Vietnamese-American actress, filmmaker and activist

Tiana Alexandra-Silliphant (born Du Thi Thanh Nga; born 1951 or 1952) is a Vietnamese-American actress, filmmaker, and activist. She is known for her 1992 documentary From Hollywood to Hanoi, the first American feature documentary filmed in Vietnam by a Vietnamese-American, which examines the aftermath of the Vietnam War and themes of reconciliation. She and Christopher Hampton are co-directors of Hampton-Silliphant Productions.

== Early life ==
Alexandra was born in Saigon, Vietnam. Her father, Du Phước Long, known as Patrick Du Phuoc Long, was a Vietnamese politician who served as Director of Press and Cultural Attaché in Washington, DC, under former South Vietnam's President Ngô Đình Diệm. After Diệm's assassination in 1963, the family moved to Fairfax, Virginia, in 1966. Her father later worked for the Voice of America and wrote The Dream Shattered: Vietnamese Gangs in America.

She attended Thomas Jefferson Junior High School in Arlington, Virginia, where she reportedly experienced racial discrimination. She studied martial arts under Bruce Lee and later trained with Jhoon Rhee. On July 4, 1974, she married producer Stirling Silliphant at Chasen's Restaurant in West Hollywood.
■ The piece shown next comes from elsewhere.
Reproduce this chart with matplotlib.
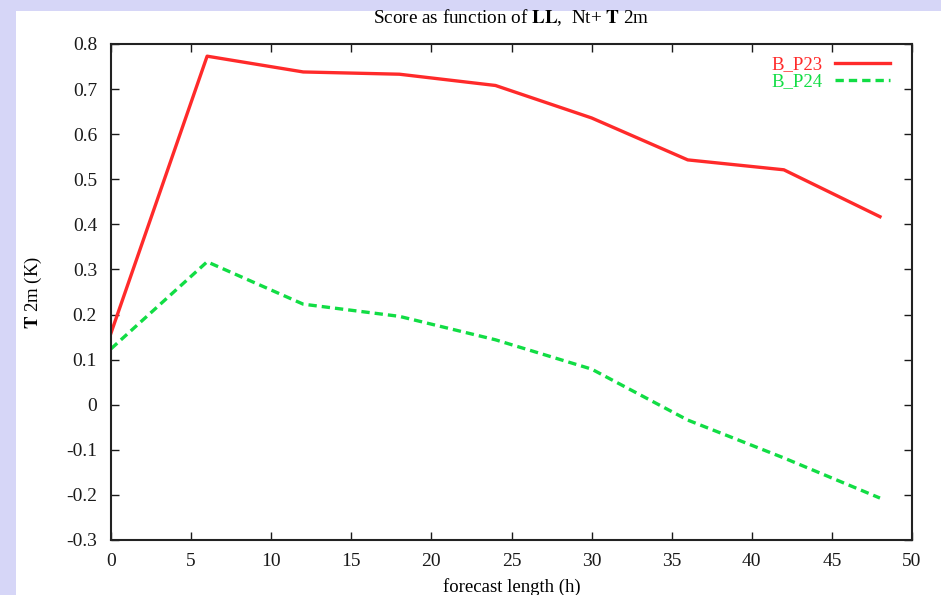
import matplotlib
matplotlib.use('Agg')
import matplotlib.pyplot as plt
from matplotlib.patches import Rectangle

# forecast length (h) and scores for each experiment
hours = [0, 6, 12, 18, 24, 30, 36, 42, 48]
b_p23 = [0.159, 0.773, 0.738, 0.733, 0.708, 0.636, 0.543, 0.521, 0.417]
b_p24 = [0.124, 0.317, 0.223, 0.196, 0.144, 0.079, -0.034, -0.118, -0.207]

xticks = [0, 5, 10, 15, 20, 25, 30, 35, 40, 45, 50]
yticks = [-0.3, -0.2, -0.1, 0, 0.1, 0.2, 0.3, 0.4, 0.5, 0.6, 0.7, 0.8]

plt.rcParams['font.family'] = ['Liberation Serif', 'DejaVu Serif']

W, H = 941, 595
fig = plt.figure(figsize=(W / 100, H / 100), dpi=100)
fig.patch.set_facecolor('white')

# lavender frame at the top and left of the screenshot
lav = '#d6d6f7'
fig.patches.append(Rectangle((0, 0), 16 / W, 1, transform=fig.transFigure,
                             facecolor=lav, edgecolor='none', zorder=-1))
fig.patches.append(Rectangle((0, 1 - 11 / H), 1, 11 / H, transform=fig.transFigure,
                             facecolor=lav, edgecolor='none', zorder=-1))

ax = fig.add_axes([111 / W, 1 - 540 / H, (912 - 111) / W, (540 - 44) / H])

ax.plot(hours, b_p23, color='#ff2a2a', lw=2.4, label='B_P23')
ax.plot(hours, b_p24, color='#11dd44', lw=2.4, ls=(0, (2.5, 1.5)), label='B_P24')

ax.set_xlim(0, 50)
ax.set_ylim(-0.3, 0.8)
ax.set_xticks(xticks)
ax.set_yticks(yticks)
ax.set_xticklabels([str(t) for t in xticks])
ax.set_yticklabels(['0' if t == 0 else f'{t:.1f}' for t in yticks])
ax.tick_params(direction='in', length=6, width=1, top=True, right=True,
               labelsize=14, colors='#1a1a1a')
ax.tick_params(axis='y', pad=10)
ax.tick_params(axis='x', pad=9)
for s in ax.spines.values():
    s.set_linewidth(1.5)
    s.set_color('#222222')

ax.set_xlabel('forecast length (h)', fontsize=13.5, labelpad=6)
ax.set_ylabel(r'$\mathbf{T}$ 2m (K)', fontsize=13.5, labelpad=16)
ax.yaxis.label.set_math_fontfamily('stix')

fig.text(0.543, 1 - 18 / H, r'Score as function of $\mathbf{LL}$,  Nt+ $\mathbf{T}$ 2m',
         ha='center', va='center', fontsize=13.8, math_fontfamily='stix')

leg = ax.legend(loc='upper right', frameon=False, markerfirst=False,
                labelcolor='linecolor', fontsize=13.5, handlelength=2.9,
                handletextpad=0.7, labelspacing=0.0, borderaxespad=0.35,
                borderpad=0.3, bbox_to_anchor=(1 - 10 / 801, 1))

fig.savefig('out.png', dpi=100)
Media reports noted that the event was attended by, among others, Robert Wagner, Natalie Wood, William Holden, and Henry Mancini.

== Career ==
=== Hollywood career ===
Her film debut was in Sam Peckinpah's The Killer Elite (1975), co-written by her husband, screenwriter Stirling Silliphant. Throughout the 1970s and 1980s, she appeared in films and TV, including Pearl (1978) and Fly Away Home (1981), which explored the human cost of the Vietnam War. She starred in Catch the Heat (1987) and co-produced Karatexercise, combining dance and martial arts. She was among the first Vietnamese-American actresses to join the Screen Actors Guild (SAG).

=== Music career ===
During the early 1980s, she produced pop songs and videos under the management of Bill Wyman of The Rolling Stones. Her tracks, including "Feel the Heat", were showcased on MTV. Her Bruce Lee tribute video, "Feel The Heat", was featured for the Academy of Motion Picture Arts and Sciences' 40th anniversary of Enter the Dragon.
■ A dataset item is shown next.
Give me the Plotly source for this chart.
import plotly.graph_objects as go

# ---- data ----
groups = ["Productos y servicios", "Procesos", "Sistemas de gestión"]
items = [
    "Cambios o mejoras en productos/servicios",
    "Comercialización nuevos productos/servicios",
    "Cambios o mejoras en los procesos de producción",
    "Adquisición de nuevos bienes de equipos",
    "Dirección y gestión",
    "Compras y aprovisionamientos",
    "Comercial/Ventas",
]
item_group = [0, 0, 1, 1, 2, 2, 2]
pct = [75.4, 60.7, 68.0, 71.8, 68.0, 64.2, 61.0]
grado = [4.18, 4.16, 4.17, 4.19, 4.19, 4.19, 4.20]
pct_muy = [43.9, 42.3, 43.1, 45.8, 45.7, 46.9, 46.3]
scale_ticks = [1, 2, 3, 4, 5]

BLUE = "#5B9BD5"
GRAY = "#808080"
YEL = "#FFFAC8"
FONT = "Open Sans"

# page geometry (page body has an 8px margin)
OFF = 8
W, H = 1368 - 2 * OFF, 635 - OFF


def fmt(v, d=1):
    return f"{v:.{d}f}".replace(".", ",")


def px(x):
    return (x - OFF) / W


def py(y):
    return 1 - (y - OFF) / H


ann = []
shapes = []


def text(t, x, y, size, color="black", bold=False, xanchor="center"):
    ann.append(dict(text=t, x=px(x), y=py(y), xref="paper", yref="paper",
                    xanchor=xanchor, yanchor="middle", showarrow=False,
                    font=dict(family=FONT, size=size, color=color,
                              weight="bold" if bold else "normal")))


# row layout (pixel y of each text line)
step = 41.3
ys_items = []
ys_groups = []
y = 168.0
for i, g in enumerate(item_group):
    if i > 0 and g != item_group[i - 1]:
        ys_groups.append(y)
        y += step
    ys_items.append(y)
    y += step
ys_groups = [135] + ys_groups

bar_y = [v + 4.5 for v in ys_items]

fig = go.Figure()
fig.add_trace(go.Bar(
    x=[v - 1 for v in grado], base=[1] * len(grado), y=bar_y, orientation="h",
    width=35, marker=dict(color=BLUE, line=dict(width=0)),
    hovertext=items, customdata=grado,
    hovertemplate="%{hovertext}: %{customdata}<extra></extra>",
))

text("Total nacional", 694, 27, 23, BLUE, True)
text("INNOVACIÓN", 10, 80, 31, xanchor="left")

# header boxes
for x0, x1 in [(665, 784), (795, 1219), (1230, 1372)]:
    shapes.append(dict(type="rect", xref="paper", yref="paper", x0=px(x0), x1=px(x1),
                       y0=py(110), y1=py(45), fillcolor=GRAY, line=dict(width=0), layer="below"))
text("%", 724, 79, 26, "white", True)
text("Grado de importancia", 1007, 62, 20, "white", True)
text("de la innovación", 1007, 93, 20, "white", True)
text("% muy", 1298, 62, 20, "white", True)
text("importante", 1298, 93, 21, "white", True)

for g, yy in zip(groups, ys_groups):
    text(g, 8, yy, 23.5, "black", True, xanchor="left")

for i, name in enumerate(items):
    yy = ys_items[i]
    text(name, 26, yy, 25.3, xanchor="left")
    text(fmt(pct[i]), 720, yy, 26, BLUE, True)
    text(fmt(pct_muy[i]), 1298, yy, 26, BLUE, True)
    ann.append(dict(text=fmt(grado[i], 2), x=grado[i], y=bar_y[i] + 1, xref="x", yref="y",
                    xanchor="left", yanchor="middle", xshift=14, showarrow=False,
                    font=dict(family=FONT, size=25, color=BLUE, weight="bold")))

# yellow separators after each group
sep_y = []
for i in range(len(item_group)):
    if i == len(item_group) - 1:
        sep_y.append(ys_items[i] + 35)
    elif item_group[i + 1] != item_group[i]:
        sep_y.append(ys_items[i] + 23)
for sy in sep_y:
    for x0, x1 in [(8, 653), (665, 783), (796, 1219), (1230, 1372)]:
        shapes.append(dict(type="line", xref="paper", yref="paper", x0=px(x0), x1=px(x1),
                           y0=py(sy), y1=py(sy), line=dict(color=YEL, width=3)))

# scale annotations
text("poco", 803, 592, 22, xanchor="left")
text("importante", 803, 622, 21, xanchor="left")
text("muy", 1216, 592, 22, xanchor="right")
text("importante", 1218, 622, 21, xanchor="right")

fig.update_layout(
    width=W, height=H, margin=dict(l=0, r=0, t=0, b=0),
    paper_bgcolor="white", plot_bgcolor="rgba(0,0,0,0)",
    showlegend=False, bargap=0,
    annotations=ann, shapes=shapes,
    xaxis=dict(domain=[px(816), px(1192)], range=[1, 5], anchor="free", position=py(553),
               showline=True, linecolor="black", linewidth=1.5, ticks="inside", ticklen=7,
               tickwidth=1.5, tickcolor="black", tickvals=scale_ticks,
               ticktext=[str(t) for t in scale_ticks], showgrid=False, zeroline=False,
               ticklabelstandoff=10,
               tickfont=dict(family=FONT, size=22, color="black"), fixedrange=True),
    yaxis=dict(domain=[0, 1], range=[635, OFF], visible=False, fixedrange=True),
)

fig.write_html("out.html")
=== From Hollywood to Hanoi ===
In 1992, Tiana Alexandra wrote, directed, and produced From Hollywood to Hanoi, which examines her perspective as a Vietnamese refugee and the long-term impacts of the Vietnam War in Vietnam and the United States. Executive produced by Oliver Stone, the film screened at the Sundance Film Festival and other venues. The documentary includes interviews with Vietnamese leaders, including General Võ Nguyên Giáp, and examines issues like Amerasian children and Agent Orange.

She has lectured at institutions including Bennington College, Bryn Mawr College, Harvard, Columbia, Notre Dame, USC, UC Berkeley, UC Santa Barbara, and Stanford. She was a panelist at "My Lai 25 Years After" at Tulane University and a Visiting Assistant Professor at Dartmouth College in 1993.

=== Ongoing projects ===
Since 1998, Tiana Alexandra has produced projects such as The Bomb Art Project and Bombs Away about unexploded ordnance in Laos and has documented Agent Orange victims, raising awareness of their plight. She worked with Christopher Hampton on A Dangerous Method (2011), Appomattox (2012), and the TV mini-series The Singapore Grip (2020).

== Filmography ==
As actress
- 1975: The Killer Elite – Tommie
- 1978: Pearl (TV Mini-Series) – Holly Nagata
- 1981: Fly Away Home (TV Movie) – Mai
- 1987: Catch the Heat – Checkers Goldberg
- 1987: The Three Kings (TV Movie) – Jan DuLong

As director
- 1992: From Hollywood to Hanoi
- 2017: The General and Me
- 2020: The Singapore Grip: Behind the Scenes

As producer
- 1992: From Hollywood to Hanoi
- 2011: A Dangerous Method (Associate producer)

Other performances
- 1986: Karatex
- 1992: From Hollywood to Hanoi

== Nominations ==
- 1993: Nominated for the "Grand Jury Prize" (Documentary) at the Sundance Film Festival for From Hollywood to Hanoi.